EXTRACTED ENTRIES:

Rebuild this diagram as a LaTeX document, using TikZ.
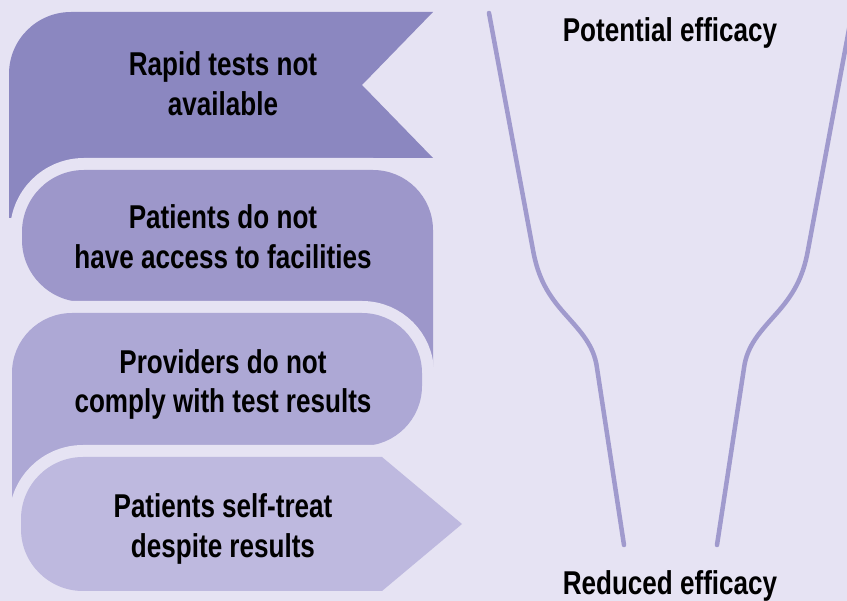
\documentclass[tikz,border=0pt]{standalone}
\usepackage{fontspec}
\setmainfont{Liberation Sans}[FakeStretch=0.79]
\definecolor{bgc}{HTML}{E6E3F3}
\definecolor{cA}{HTML}{8B87C0}
\definecolor{cB}{HTML}{9D97CA}
\definecolor{cC}{HTML}{ADA8D5}
\definecolor{cD}{HTML}{BEB9DF}
\definecolor{fun}{HTML}{A09ACD}
\tikzset{
  gapcut/.style={preaction={draw=bgc, line width=24pt}},
  lbl/.style={font=\fontsize{33}{39.5}\selectfont\bfseries, align=center, inner sep=0pt, text=black},
  funline/.style={draw=fun, line width=4.5pt, line cap=round, line join=round}
}
\begin{document}
\begin{tikzpicture}[x=1pt,y=-1pt]
\useasboundingbox (0,0) rectangle (847,601);
\fill[bgc] (0,0) rectangle (847,601);
% shape 1
\fill[cA] (9,218) -- (9,74) arc[start angle=180, end angle=270, radius=62]
  -- (433,12) -- (362,85) -- (433,158) -- (84,158) -- (84,218) -- cycle;
% shape 2
\fill[cB, gapcut] (84,302) arc[start angle=90, end angle=180, radius=62]
  -- (22,232) arc[start angle=180, end angle=270, radius=62]
  -- (373,170) arc[start angle=270, end angle=360, radius=60]
  -- (433,370) -- (370,370) -- (370,302) -- cycle;
% shape 3
\fill[cC, gapcut] (12,520) -- (12,373) arc[start angle=180, end angle=270, radius=60]
  -- (362,313) arc[start angle=270, end angle=360, radius=60]
  -- (422,386) arc[start angle=0, end angle=90, radius=60]
  -- (90,446) -- (90,520) -- cycle;
% shape 4
\fill[cD, gapcut] (382,457) -- (462,524) -- (382,591)
  -- (83,591) arc[start angle=90, end angle=180, radius=62]
  -- (21,519) arc[start angle=180, end angle=270, radius=62] -- cycle;
% labels
\node[lbl] (t1) at (223,83.5) {Rapid tests not\\available};
\node[lbl] (t2) at (223,236.5) {Patients do not\\have access to facilities};
\node[lbl] (t3) at (223,384.5) {Providers do not\\comply with test results};
\node[lbl] (t4) at (223,529) {Patients self-treat\\despite results};
\node[lbl, anchor=base] (top) at (670,42) {Potential efficacy};
\node[lbl, anchor=base] (bot) at (670,595) {Reduced efficacy};
% funnel
\coordinate (la) at (489,13);
\coordinate (lb) at (533,250);
\coordinate (lc) at (565,314);
\coordinate (ld) at (597,368);
\coordinate (le) at (624,545);
\coordinate (ra) at (852,13);
\coordinate (rb) at (808,250);
\coordinate (rc) at (776,314);
\coordinate (rd) at (744,368);
\coordinate (re) at (717,545);
\draw[funline] (la) -- (lb) .. controls (538,278) and (548,295) .. (lc)
  .. controls (580,331) and (594,345) .. (ld) -- (le);
\draw[funline] (ra) -- (rb) .. controls (803,278) and (793,295) .. (rc)
  .. controls (761,331) and (747,345) .. (rd) -- (re);
\end{tikzpicture}
\end{document}
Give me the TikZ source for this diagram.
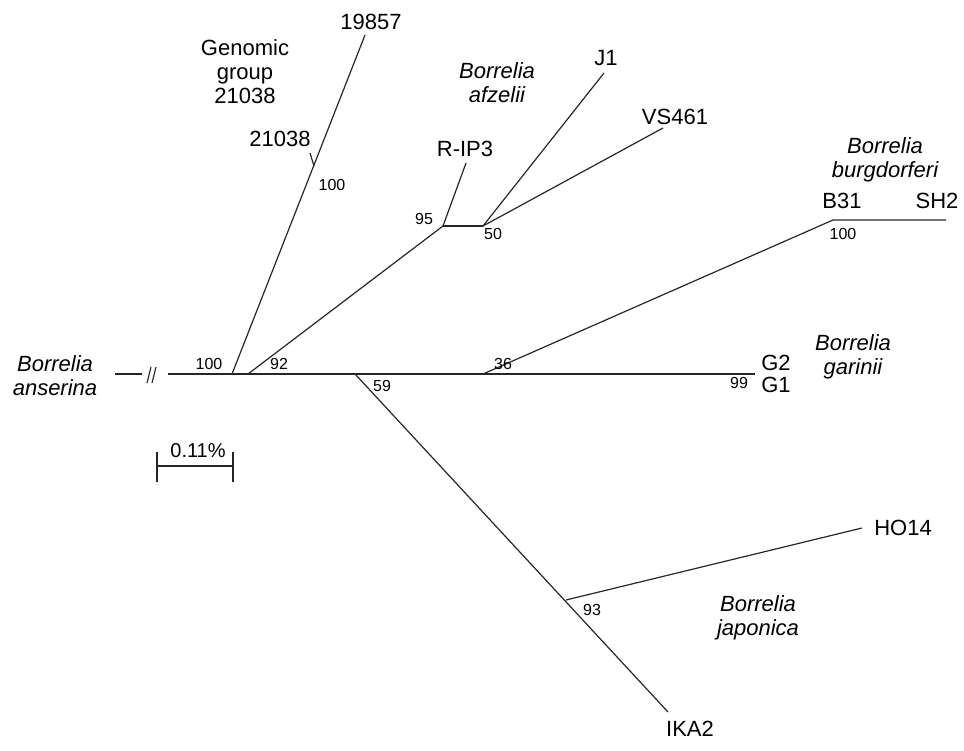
\documentclass[tikz,border=0pt]{standalone}
\usepackage{fontspec}
\setmainfont{Liberation Sans}
\usetikzlibrary{positioning}

\begin{document}
\begin{tikzpicture}[
  x=0.5pt, y=-0.5pt,
  % ---- styles ----
  branch/.style = {line width=0.6pt, black!85},
  taxon/.style = {font=\fontsize{11}{12}\selectfont, inner sep=0pt},
  species/.style = {font=\fontsize{11}{12}\selectfont\itshape, align=center, inner sep=0pt},
  group/.style = {font=\fontsize{11}{12}\selectfont, align=center, inner sep=0pt},
  boot/.style = {font=\fontsize{8}{9}\selectfont, inner sep=0pt}
]
\useasboundingbox (0,0) rectangle (964,750);

% ============ INNER NODES ============
\coordinate (root)  at (168,374);
\coordinate (n100)  at (232,374);
\coordinate (n92)   at (248,374);
\coordinate (n59)   at (355,374);
\coordinate (n36)   at (483,374);
\coordinate (g21038) at (314,166);
\coordinate (n95)   at (443,226);
\coordinate (n50)   at (483,226);
\coordinate (nB31)  at (833,220);
\coordinate (n93)   at (566,600);

% ============ TIPS ============
\coordinate (t19857) at (365,35);
\coordinate (t21038) at (310,153);
\coordinate (tRIP3)  at (466,163);
\coordinate (tJ1)    at (604,73);
\coordinate (tVS461) at (663,128);
\coordinate (tSH2)   at (946,220);
\coordinate (tG)     at (755,374);
\coordinate (tHO14)  at (862,528);
\coordinate (tIKA2)  at (668,712);

% ============ BRANCHES ============
% outgroup stub with break
\coordinate (stubL) at (115,374);
\coordinate (stubR) at (142,374);
\draw[branch] (stubL) -- (stubR);
\draw[branch] (147,383) -- (151,367);
\draw[branch] (152,383) -- (156,367);

% backbone
\draw[branch] (root) -- (tG);

% genomic group 21038
\draw[branch] (n100) -- (t19857);
\draw[branch] (g21038) -- (t21038);

% afzelii
\draw[branch] (n92) -- (n95);
\draw[branch] (n95) -- (tRIP3);
\draw[branch] (n95) -- (n50);
\draw[branch] (n50) -- (tJ1);
\draw[branch] (n50) -- (tVS461);

% burgdorferi
\draw[branch] (n36) -- (nB31) -- (tSH2);

% japonica
\draw[branch] (n59) -- (tIKA2);
\draw[branch] (n93) -- (tHO14);

% ============ LABELS ============
\node[species] (anserina) at (55,376) {Borrelia\\anserina};
\node[group] (genomic) at (245,72) {Genomic\\group\\21038};
\node[taxon] (l19857) at (371,22) {19857};
\node[taxon] (l21038) at (280,139) {21038};
\node[species] (afzelii) at (497,83) {Borrelia\\afzelii};
\node[taxon] (lRIP3) at (465,149) {R-IP3};
\node[taxon] (lJ1) at (606,58) {J1};
\node[taxon] (lVS461) at (675,117) {VS461};
\node[species] (burgdorferi) at (885,160) {Borrelia\\burgdorferi};
\node[taxon] (lB31) at (842,201) {B31};
\node[taxon] (lSH2) at (937,201) {SH2};
\node[species] (garinii) at (853,357) {Borrelia\\garinii};
\node[taxon] (lG2) at (776,363) {G2};
\node[taxon] (lG1) at (776,385) {G1};
\node[species] (japonica) at (758,618) {Borrelia\\japonica};
\node[taxon] (lHO14) at (903,528) {HO14};
\node[taxon] (lIKA2) at (690,729) {IKA2};

% bootstrap values
\node[boot] (b100a) at (209,364) {100};
\node[boot] (b100b) at (332,185) {100};
\node[boot] (b92) at (279,364) {92};
\node[boot] (b95) at (424,219) {95};
\node[boot] (b50) at (493,234) {50};
\node[boot] (b100c) at (843,234) {100};
\node[boot] (b36) at (503,364) {36};
\node[boot] (b99) at (739,383) {99};
\node[boot] (b59) at (382,386) {59};
\node[boot] (b93) at (592,610) {93};

% ============ SCALE BAR ============
\coordinate (sL) at (157,466);
\coordinate (sR) at (233,466);
\draw[branch] (sL) -- (sR);
\draw[branch] ([yshift=-8]sL) -- ([yshift=7]sL);
\draw[branch] ([yshift=-8]sR) -- ([yshift=7]sR);
\node[boot, font=\fontsize{10}{11}\selectfont] (scale) at (198,451) {0.11\%};

\end{tikzpicture}
\end{document}
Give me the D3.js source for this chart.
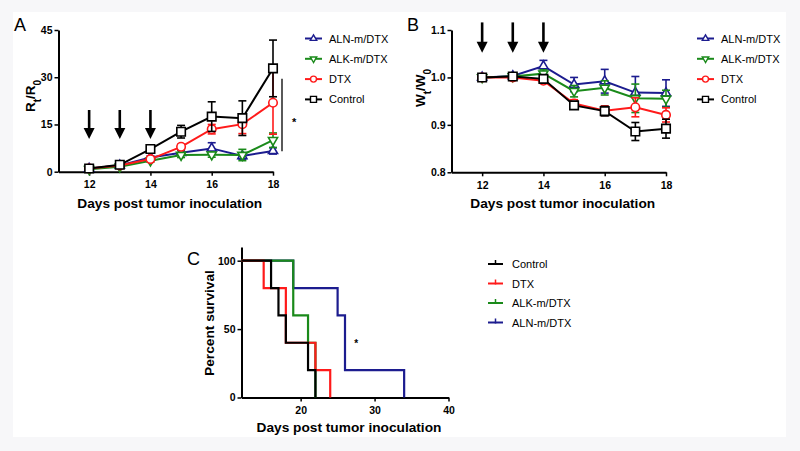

GIVEN TASK: Among the records above, how many lines carry the string "source"? Reply with the number alone.

SOLUTION TO THE EXERCISE: 2